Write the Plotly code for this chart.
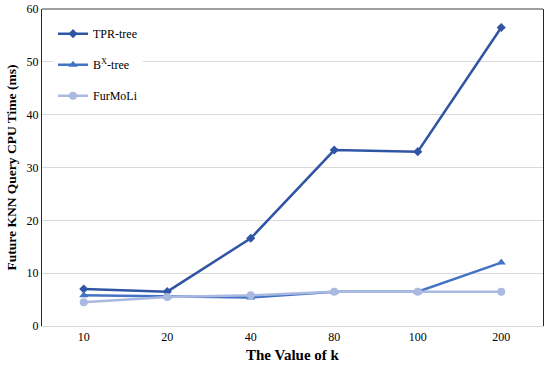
import plotly.graph_objects as go

categories = ["10", "20", "40", "80", "100", "200"]
tpr_tree = [7.0, 6.5, 16.6, 33.3, 33.0, 56.5]
bx_tree = [5.8, 5.6, 5.4, 6.5, 6.5, 12.0]
furmoli = [4.5, 5.5, 5.8, 6.5, 6.5, 6.5]
y_ticks = [0, 10, 20, 30, 40, 50, 60]

font_family = "Liberation Serif, Times New Roman, serif"

fig = go.Figure()
fig.add_trace(go.Scatter(x=categories, y=tpr_tree, name="TPR-tree", mode="lines+markers",
                         legendgroup="a",
                         line=dict(color="#2F55A4", width=2.5),
                         marker=dict(symbol="diamond", size=7, color="#2F55A4")))
fig.add_trace(go.Scatter(x=categories, y=bx_tree, name="B<sup>X</sup>-tree", mode="lines+markers",
                         legendgroup="b",
                         line=dict(color="#4472C4", width=2.5),
                         marker=dict(symbol="triangle-up", size=8, color="#4472C4")))
fig.add_trace(go.Scatter(x=categories, y=furmoli, name="FurMoLi", mode="lines+markers",
                         legendgroup="c",
                         line=dict(color="#A9B9E0", width=2.5),
                         marker=dict(symbol="circle", size=8, color="#A9B9E0")))

fig.update_layout(
    width=550, height=369,
    margin=dict(l=42, r=7, t=9, b=43),
    paper_bgcolor="white", plot_bgcolor="white",
    font=dict(family=font_family, size=12, color="#000000"),
    showlegend=True,
    legend=dict(x=0.022, y=0.968, xanchor="left", yanchor="top",
                bgcolor="white", font=dict(size=12, family=font_family),
                tracegroupgap=12, itemwidth=30),
    xaxis=dict(type="category", range=[-0.5, 5.5], showgrid=False, automargin=False,
               showline=True, linecolor="#d9d9d9", linewidth=1,
               ticks="", tickfont=dict(size=12),
               title=dict(text="<b>The Value of k</b>", font=dict(size=15), standoff=6)),
    yaxis=dict(range=[0, 60], tickvals=y_ticks, showgrid=True, gridcolor="#d9d9d9",
               automargin=False,
               zeroline=False, showline=True, linecolor="#262626", linewidth=1.2,
               mirror=True, ticks="", tickfont=dict(size=12),
               title=dict(text="<b>Future KNN Query CPU Time (ms)</b>", font=dict(size=13.5), standoff=6)),
    shapes=[dict(type="line", xref="paper", yref="paper", x0=0, x1=1, y0=1, y1=1,
                 line=dict(color="#404040", width=1.2))],
)

fig.write_html("out.html", config={"displayModeBar": False},
               post_script="document.body.style.margin='0';document.body.style.padding='0';")
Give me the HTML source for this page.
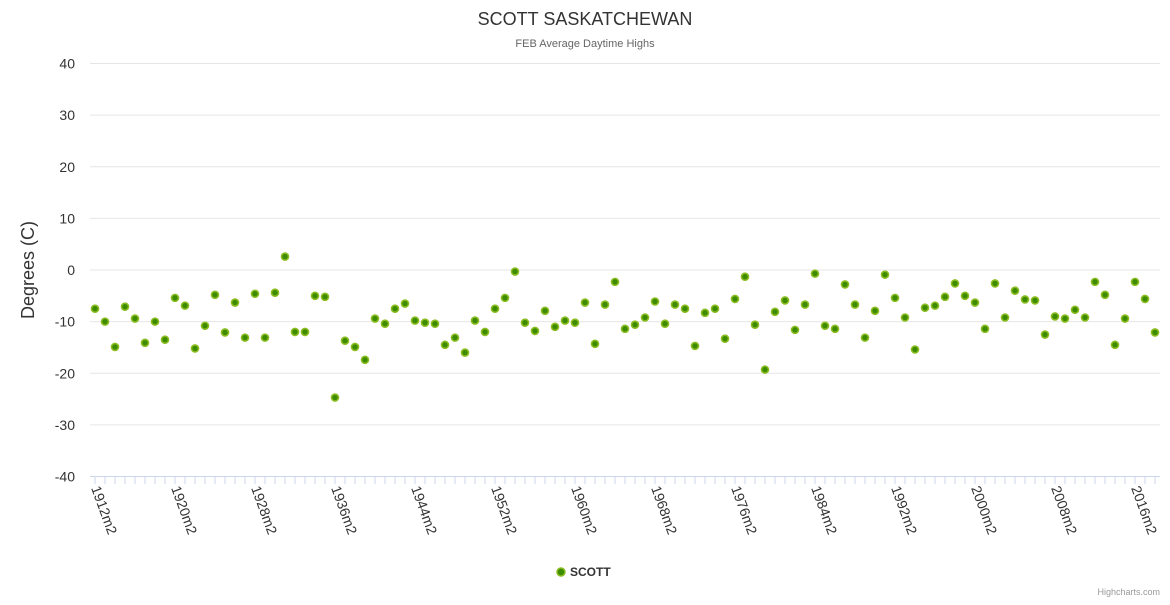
<!DOCTYPE html>
<html><head><meta charset="utf-8"><style>
body{margin:0;background:#fff;font-family:"Liberation Sans",sans-serif}
svg text{font-family:"Liberation Sans",sans-serif}
</style></head><body>
<svg id="c" width="1170" height="600">
<text x="585" y="25" text-anchor="middle" font-size="18" fill="#333">SCOTT SASKATCHEWAN</text>
<text x="585" y="47" text-anchor="middle" font-size="11" fill="#666">FEB Average Daytime Highs</text>
<text transform="translate(34,270) rotate(-90)" text-anchor="middle" font-size="18" fill="#333">Degrees (C)</text>
<g id="grid"></g><g id="xaxis"></g><g id="pts"></g>
<g>
<circle cx="561" cy="572" r="4" fill="#3d8c00" stroke="#8bbc21" stroke-width="1.5"/>
<text x="570" y="576" font-size="12" font-weight="bold" fill="#333">SCOTT</text></g>
<text x="1160" y="595" text-anchor="end" font-size="9" fill="#999">Highcharts.com</text>
</svg>
<script>
const startYear=1912;
const values=[-7.5,-10,-14.9,-7.1,-9.4,-14.1,-10,-13.5,-5.4,-6.9,-15.2,-10.8,-4.8,-12.1,-6.3,-13.1,-4.6,-13.1,-4.4,2.6,-12,-12,-5,-5.2,-24.7,-13.7,-14.9,-17.4,-9.4,-10.4,-7.5,-6.5,-9.8,-10.2,-10.4,-14.5,
-13.1,-16,-9.8,-12,-7.5,-5.4,-0.3,-10.2,-11.8,-7.9,-11,-9.8,-10.2,-6.3,-14.3,-6.7,-2.3,-11.4,-10.6,-9.2,-6.1,-10.4,-6.7,-7.5,-14.7,-8.3,-7.5,-13.3,-5.6,-1.3,-10.6,-19.3,-8.1,-5.9,-11.6,
-6.7,-0.7,-10.8,-11.4,-2.8,-6.7,-13.1,-7.9,-0.9,-5.4,-9.2,-15.4,-7.3,-6.9,-5.2,-2.6,-5,-6.3,-11.4,-2.6,-9.2,-4,-5.7,-5.9,-12.5,-9,-9.4,-7.7,-9.2,-2.3,-4.8,-14.5,-9.4,-2.3,-5.6,-12.1];
const yTicks=[40,30,20,10,0,-10,-20,-30,-40];
const xLabelYears=[1912,1920,1928,1936,1944,1952,1960,1968,1976,1984,1992,2000,2008,2016];
const NS='http://www.w3.org/2000/svg';
const y=v=>270-v*5.1625;
const x=yr=>95+(yr-startYear)*10;
function mk(t,a,p){const e=document.createElementNS(NS,t);for(const k in a)e.setAttribute(k,a[k]);p.appendChild(e);return e;}
const g=document.getElementById('grid'),xa=document.getElementById('xaxis'),pts=document.getElementById('pts');
yTicks.forEach(t=>{
 const l=mk('line',{x1:90,x2:1160,y1:y(t),y2:y(t),stroke:t===-40?'#ccd6eb':'#e6e6e6'},g);
 
 
 const tx=mk('text',{x:75,y:y(t)+5,'text-anchor':'end','font-size':14,fill:'#333'},g);
 tx.textContent=t;
 
 
});
for(let i=0;i<values.length;i++){
 const t=mk('line',{x1:x(startYear+i),x2:x(startYear+i),y1:476,y2:484,stroke:'#ccd6eb'},xa);
 
 
}
xLabelYears.forEach(yr=>{
 const tx=mk('text',{transform:`translate(${x(yr)-4},488) rotate(70)`,'font-size':14,fill:'#333'},xa);
 tx.textContent=yr+'m2';
 
 
});
values.forEach((v,i)=>{
 const c=mk('circle',{cx:x(startYear+i),cy:y(v),r:3.5,fill:'#3d8c00',stroke:'#8bbc21','stroke-width':1.6},pts);
 
 
});
</script>
</body></html>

+++

Leave the pictures out and please restate exactly the lines running from the start of the material through the one with "Serif, Times New".

Write the Plotly code for this chart.
import plotly.graph_objects as go

categories = ["10", "20", "40", "80", "100", "200"]
tpr_tree = [7.0, 6.5, 16.6, 33.3, 33.0, 56.5]
bx_tree = [5.8, 5.6, 5.4, 6.5, 6.5, 12.0]
furmoli = [4.5, 5.5, 5.8, 6.5, 6.5, 6.5]
y_ticks = [0, 10, 20, 30, 40, 50, 60]

font_family = "Liberation Serif, Times New Roman, serif"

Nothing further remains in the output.